New network to be built for interbank funding

Omani Islamic lenders build interbank market with wakala

Islamic banks in Oman are building a counterparty network for wakala, a sharia-compliant agency agreement, to use as a major tool for their interbank funding needs.

A viable wakala market could help Omani banks' profitability and, if it is imitated elsewhere in the Gulf, challenge the dominance of commodity murabaha, a cost-plus-profit arrangement that is popular in other countries.

Last week, a bilateral wakala agreement was signed between Bank Nizwa, Oman's first full-fledged Islamic bank, and the Islamic unit of Bank Sohar which allows the lenders to place surplus funds with each other.

Bank Nizwa is in the process of signing similar agreements with other banks in Oman, which would help to create a formal network enabling Islamic money markets to function, chief executive Jamil Al Jaroudi told Reuters.

"If and when this happens, the volume of transactions would be representative of the size of the Islamic money market in Oman.

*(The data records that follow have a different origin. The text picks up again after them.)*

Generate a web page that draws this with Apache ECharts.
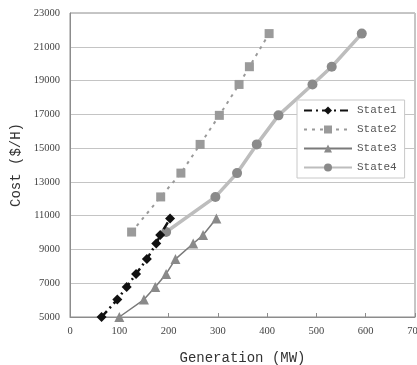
<!DOCTYPE html>
<html><head><meta charset="utf-8">
<script src="https://cdn.jsdelivr.net/npm/echarts@6/dist/echarts.min.js"></script>
<style>html,body{margin:0;padding:0;background:#fff}#c{width:417px;height:365px}</style>
</head><body><div id="c"></div>
<script>
const costLow = [5000, 6030, 6780, 7550, 8430, 9350, 9850, 10830];
const costHigh = [10030, 12110, 13520, 15220, 16940, 18770, 19820, 21780];
const genState1 = [64, 96, 115, 134, 156, 175, 183, 203];
const genState3 = [100, 150, 173, 195, 214, 250, 270, 297];
const genState2 = [125, 184, 225, 264, 303, 343, 364, 404];
const genState4 = [195, 295, 339, 379, 423, 492, 531, 592];
const seriesNames = ['State1', 'State2', 'State3', 'State4'];

const pairs = (xs, ys) => xs.map((x, i) => [x, ys[i]]);
const serif = 'Liberation Serif';
const mono = 'Liberation Mono';

const chart = echarts.init(document.getElementById('c'), null, {renderer: 'canvas'});
chart.setOption({
  animation: false,
  backgroundColor: '#fff',
  grid: {left: 70, right: 2, top: 13, bottom: 48, show: true, borderColor: '#8c8c8c', borderWidth: 1,
         containLabel: false, outerBoundsMode: 'none'},
  legend: {
    orient: 'vertical', left: 297, top: 100, width: 108,
    backgroundColor: '#fff', borderColor: '#c8c8c8', borderWidth: 1,
    padding: [5, 8, 5, 6], itemGap: 8, itemWidth: 48, itemHeight: 10,
    textStyle: {fontFamily: mono, fontSize: 11, color: '#555'},
    data: seriesNames
  },
  xAxis: {
    type: 'value', min: 0, max: 700, interval: 100,
    name: 'Generation (MW)', nameLocation: 'middle', nameGap: 34,
    nameTextStyle: {fontFamily: mono, fontSize: 14, color: '#333'},
    axisLine: {show: true, lineStyle: {color: '#8c8c8c'}},
    axisTick: {show: true, inside: true, length: 4, lineStyle: {color: '#8c8c8c'}},
    axisLabel: {fontFamily: serif, fontSize: 10.5, color: '#444', margin: 9, hideOverlap: false},
    splitLine: {show: false}
  },
  yAxis: {
    type: 'value', min: 5000, max: 23000, interval: 2000,
    name: 'Cost ($/H)', nameLocation: 'middle', nameGap: 46,
    nameTextStyle: {fontFamily: mono, fontSize: 14, color: '#333'},
    axisLine: {show: true, lineStyle: {color: '#8c8c8c'}},
    axisTick: {show: false},
    axisLabel: {fontFamily: serif, fontSize: 10.5, color: '#444', margin: 10, formatter: v => String(v)},
    splitLine: {show: true, lineStyle: {color: '#c4c4c4', width: 1}}
  },
  series: [
    {name: seriesNames[0], type: 'line', data: pairs(genState1, costLow), z: 5,
     symbol: 'diamond', symbolSize: 10,
     itemStyle: {color: '#111'},
     lineStyle: {color: '#111', width: 2.5, type: [8, 4, 2, 4]}},
    {name: seriesNames[1], type: 'line', data: pairs(genState2, costHigh), z: 3,
     symbol: 'rect', symbolSize: 9,
     itemStyle: {color: '#9a9a9a'},
     lineStyle: {color: '#9a9a9a', width: 2, type: [3, 5]}},
    {name: seriesNames[2], type: 'line', data: pairs(genState3, costLow), z: 4,
     symbol: 'triangle', symbolSize: 10,
     itemStyle: {color: '#8a8a8a'},
     lineStyle: {color: '#7a7a7a', width: 1.5, type: 'solid'}},
    {name: seriesNames[3], type: 'line', data: pairs(genState4, costHigh), z: 2,
     symbol: 'circle', symbolSize: 10,
     itemStyle: {color: '#8a8a8a'},
     lineStyle: {color: '#bdbdbd', width: 3.5, type: 'solid'}}
  ]
});
</script></body></html>
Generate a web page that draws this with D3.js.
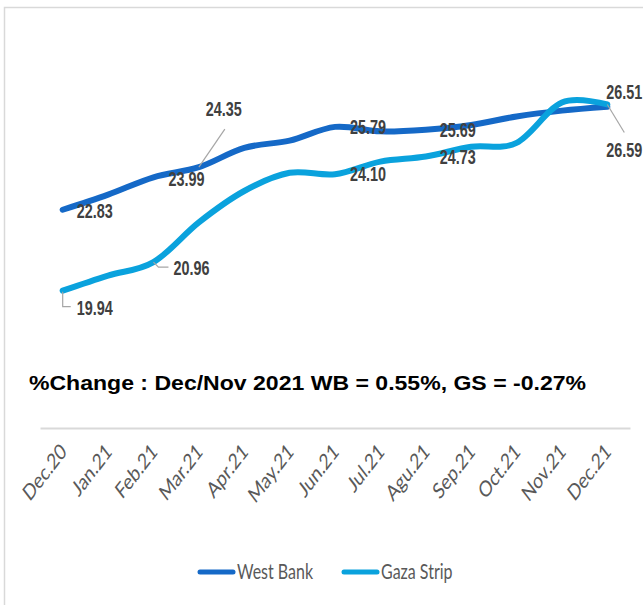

"Using the concept of wakala as an interbank instrument is new to Oman and perhaps quite new in some other markets too, especially those which have traditionally relied upon commodity murabaha," Jaroudi added.

In wakala, one party acts as agent (wakil) for another; in wakala sukuk, for example, certificates are issued by an originator to buy specific assets, which in turn are given to a wakil for management, who charges an agency fee which can include a performance fee. The originator undertakes to buy the assets at maturity at an agreed price.

In the Gulf, use of wakala is dwarfed by the more-established commodity murabaha, in which a financial institution agrees to purchase merchandise for a client and the client promises to buy it from the institution at an agreed mark-up.

Commodity murabaha faces criticism from within the industry for not being sufficiently based on real economic activity, a key principle in Islamic finance. In December, as Oman became the last country in the six-member Gulf Cooperation Council to adopt Islamic finance, it issued regulations which banned commodity murabaha.

By removing an interbank tool available to Oman's Islamic banks, the ban threatened to make their liquidity management more difficult.

In April, Oman's central bank granted Islamic banks a one-year relaxation of rules on the amount of foreign assets which they can hold, to give more time for Islamic financial instruments to be developed domestically.

While future wakala volumes are difficult to estimate, the network would include non-Omani lenders, saidMohammad Haris, head of Islamic banking at the Islamic unit of Bank Sohar.

"Sohar Islamic does intend to sign similar wakala agreements with Islamic banking institutions both locally and outside Oman. We have already signed master wakala agreements with many Islamic windows and banks."

In June, a standard wakala contract template was launched by the Bahrain-based International Islamic Financial Market, a non-profit industry body which develops specifications for Islamic finance contracts.